I live in Tucson with my wife Jane, a watercolorist, and with our dog, Irish. Our son Chris, writes for screen in L.A. My more recent work has appeared in The North American Review, The French Literary Review, Verse Daily, and others. FutureCycle will publish my selected poems in 2016.
Author's Note: When asked to describe the occasion of this poem, I recalled that I was seeing my primary care physician at the same time I was reading Céline’s Death on the Installment Plan. A bad combination. In my physician’s office, I observed the same pathetic patients in Céline’s novel, fearful and frail and trying to repair bodies that would be beyond repair soon enough. While I was dwelling on this, it occurred to me that I was simply observing the course of nature. Most of what I was watching was due to excesses of the life condition, what can only be called excesses from Imagination, from that overstimulated Heart behind the heart.

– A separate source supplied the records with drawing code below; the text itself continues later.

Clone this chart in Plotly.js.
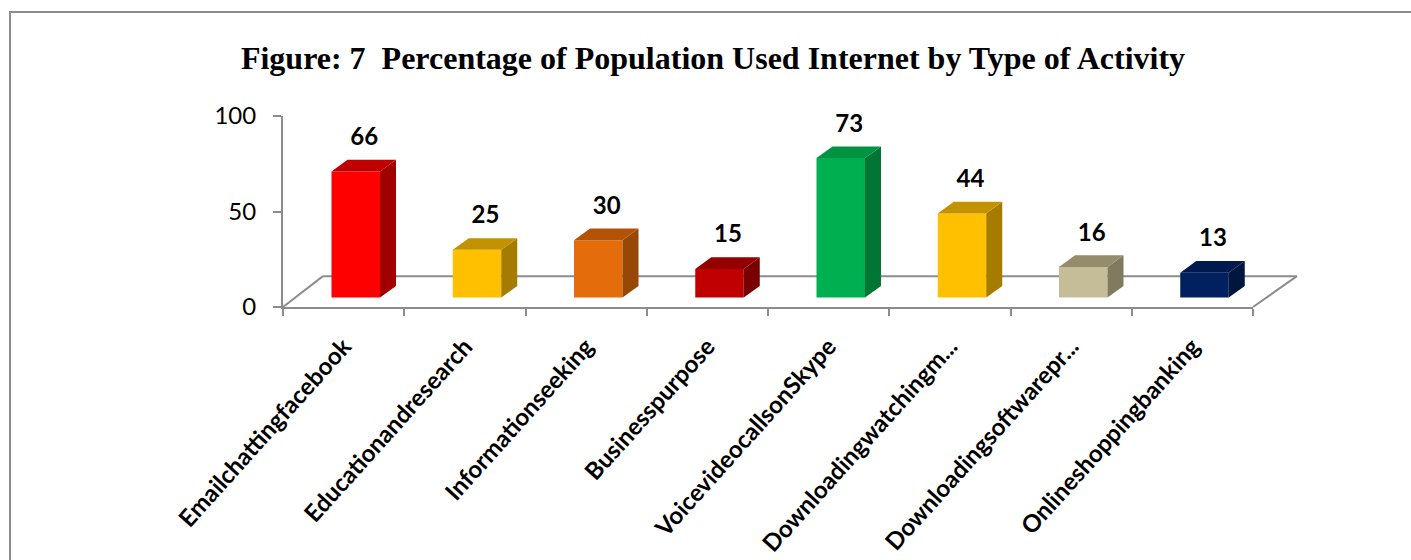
<!DOCTYPE html>
<html>
<head>
<meta charset="utf-8">
<script src="https://cdn.plot.ly/plotly-3.0.1.min.js"></script>
<style>
  html, body { margin: 0; padding: 0; background: #ffffff; }
  #chart { width: 1411px; height: 560px; }
</style>
</head>
<body>
<div id="chart"></div>
<script>
// ---- data ----
var categories = [
  "Emailchattingfacebook",
  "Educationandresearch",
  "Informationseeking",
  "Businesspurpose",
  "VoicevideocallsonSkype",
  "Downloadingwatchingm...",
  "Downloadingsoftwarepr...",
  "Onlineshoppingbanking"
];
var values = [66, 25, 30, 15, 73, 44, 16, 13];
var frontColors = ["#FF0000", "#FFC000", "#E46C0A", "#C00000", "#00B050", "#FFC000", "#C4BD97", "#002060"];
var topColors   = ["#C00000", "#C39200", "#B25308", "#940000", "#009342", "#C39200", "#958C6C", "#001A4E"];
var sideColors  = ["#A00000", "#A67C00", "#974806", "#780000", "#007534", "#A67C00", "#807A5E", "#00163F"];
var yTickVals = [0, 50, 100];

// ---- styling constants (3D look) ----
var W = 0.2;        // half bar width (category units)
var XOFF = 0.1;     // bars sit mid-depth: shift right (category units)
var YOFF = 4.95;    // ... and up (value units)
var DX = 0.132;     // depth x (category units)
var DY = 6.1;       // depth y (value units)
var LABEL_DX = 0.07, LABEL_DY = 17;
var gray = "#8C8C8C";

var idx = values.map(function (v, i) { return i; });
var traces = [];

// front faces
traces.push({
  type: "bar", x: idx.map(function (i) { return i + XOFF; }), y: values, base: YOFF, width: 2 * W,
  marker: { color: frontColors, line: { width: 0 } },
  hoverinfo: "skip", showlegend: false
});

// side and top faces
values.forEach(function (v, i) {
  var c = i + XOFF, b = YOFF;
  traces.push({
    type: "scatter", mode: "lines", fill: "toself",
    x: [c + W, c + W + DX, c + W + DX, c + W, c + W],
    y: [b, b + DY, b + v + DY, b + v, b],
    line: { width: 0, color: sideColors[i] }, fillcolor: sideColors[i],
    hoverinfo: "skip", showlegend: false, cliponaxis: false
  });
  traces.push({
    type: "scatter", mode: "lines", fill: "toself",
    x: [c - W, c - W + DX, c + W + DX, c + W, c - W],
    y: [b + v, b + v + DY, b + v + DY, b + v, b + v],
    line: { width: 0, color: topColors[i] }, fillcolor: topColors[i],
    hoverinfo: "skip", showlegend: false, cliponaxis: false
  });
});

// data labels
traces.push({
  type: "scatter", mode: "text",
  x: idx.map(function (i) { return i + XOFF + LABEL_DX; }),
  y: values.map(function (v) { return YOFF + v + LABEL_DY; }),
  text: values.map(function (v) { return "<b>" + v + "</b>"; }),
  textposition: "middle center",
  textfont: { family: "Lato", size: 24, color: "#000000" },
  hoverinfo: "skip", showlegend: false, cliponaxis: false
});

var boundaries = [];
for (var k = 0; k <= categories.length; k++) boundaries.push(k - 0.5);

var plotL = 283, plotR = 1253, plotT = 115.5, plotB = 307.5;
var plotW = plotR - plotL, plotH = plotB - plotT;
function px(x) { return (x - plotL) / plotW; }
function py(y) { return (plotB - y) / plotH; }

var layout = {
  width: 1411, height: 560,
  margin: { l: plotL, r: 1411 - plotR, t: plotT, b: 560 - plotB, pad: 0 },
  paper_bgcolor: "#ffffff", plot_bgcolor: "rgba(0,0,0,0)",
  showlegend: false, hovermode: false,
  title: {
    text: "<b>Figure: 7  Percentage of Population Used Internet by Type of Activity</b>",
    font: { family: "Liberation Serif", size: 32, color: "#000000" },
    x: 713 / 1411, xanchor: "center",
    y: 1 - 58 / 560, yanchor: "middle"
  },
  xaxis: {
    type: "linear",
    range: [-0.5, categories.length - 0.5],
    tickmode: "array", tickvals: idx,
    ticktext: categories.map(function (c) { return "<b>" + c + "</b>"; }),
    ticks: "", showline: true, linecolor: gray, linewidth: 2,
    showgrid: false, zeroline: false,
    tickangle: -48,
    ticklabelstandoff: 14,
    tickfont: { family: "Lato", size: 24, color: "#000000" },
    minor: { tickmode: "array", tickvals: boundaries, ticks: "outside", ticklen: 7, tickwidth: 2, tickcolor: gray, showgrid: false },
    fixedrange: true
  },
  yaxis: {
    type: "linear",
    range: [0, 100], tickmode: "array", tickvals: yTickVals,
    ticks: "outside", ticklen: 8, tickwidth: 2, tickcolor: gray,
    showline: true, linecolor: gray, linewidth: 2,
    showgrid: false, zeroline: false,
    ticklabelstandoff: 12,
    tickfont: { family: "Lato", size: 24, color: "#000000" },
    fixedrange: true
  },
  shapes: [
    { type: "rect", xref: "paper", yref: "paper",
      x0: px(10), x1: px(1430), y0: py(11), y1: py(600),
      line: { color: gray, width: 2 }, fillcolor: "rgba(0,0,0,0)", layer: "below" },
    { type: "line", xref: "paper", yref: "paper",
      x0: px(323), x1: px(1297), y0: py(276.5), y1: py(276.5),
      line: { color: gray, width: 2 }, layer: "below" },
    { type: "line", xref: "paper", yref: "paper",
      x0: px(283), x1: px(323), y0: py(307.5), y1: py(276.5),
      line: { color: gray, width: 2 }, layer: "below" },
    { type: "line", xref: "paper", yref: "paper",
      x0: px(1253), x1: px(1297), y0: py(307.5), y1: py(276.5),
      line: { color: gray, width: 2 }, layer: "below" }
  ]
};

Plotly.newPlot("chart", traces, layout, { staticPlot: true, displayModeBar: false });
</script>
</body>
</html>
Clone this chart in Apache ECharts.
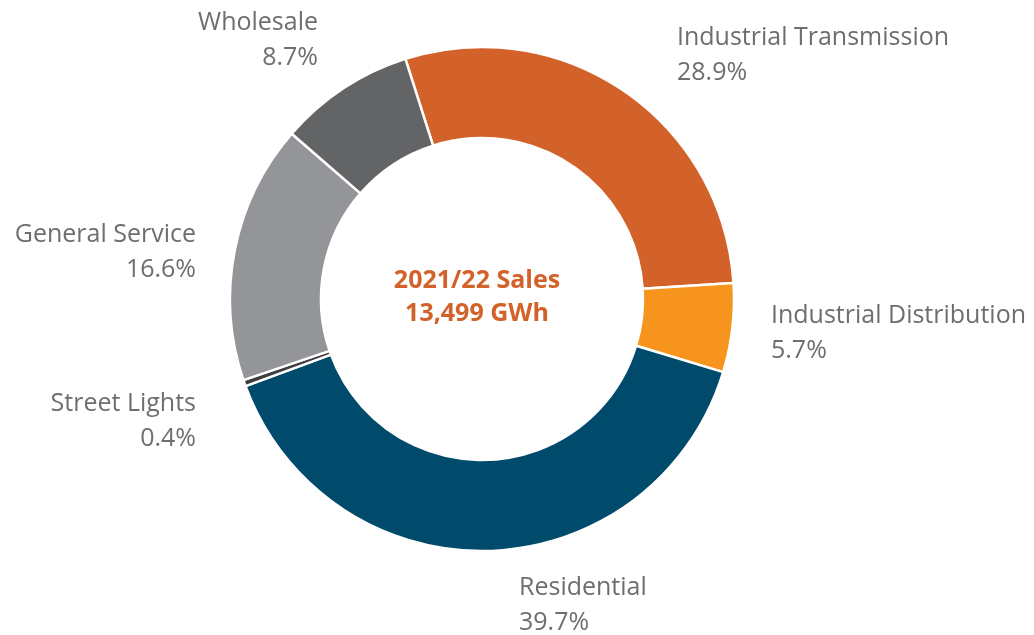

Surplus molars, extra digits,
One more finger or toe
Just for good measure, and here,
Here is another five-chambered heart.
As if there is never enough,
Like the patients of good will
Who cannot bring enough red wine,
Garlic necklaces, daily calendars
With inspirational quotations
Given from gratitude,
Or admiration, or from the one
Last and only hope
They bring other things,
They bring themselves.
It is the excess of the well intentioned,
The camping outfitter who overfits,
The granger who overfeeds
For a winter that will never come.
The effusions of a heart pumping wildly
Behind the heart, with more imagination
Than any body can bear.
This poem originally appeared in The Journal of The American Medical Association, (JAMA.)
The Doors of Dublin
The doors of Dublin are Georgian doors,
Those facing St. Stephen’s Green, heavy and wide
And up cold cement steps, each with a brass knocker,
The head of some shining, splendid mythic beast,
Circe, or Siren, or David, or Lion-about-to-speak,
Always a single color, solid and bright,
Say warm heart-red with white-trimmed fanlight,
Night-sky blue, Cobalt-dawn, or Kelly green
Set in coarsest stone like Dubliners themselves.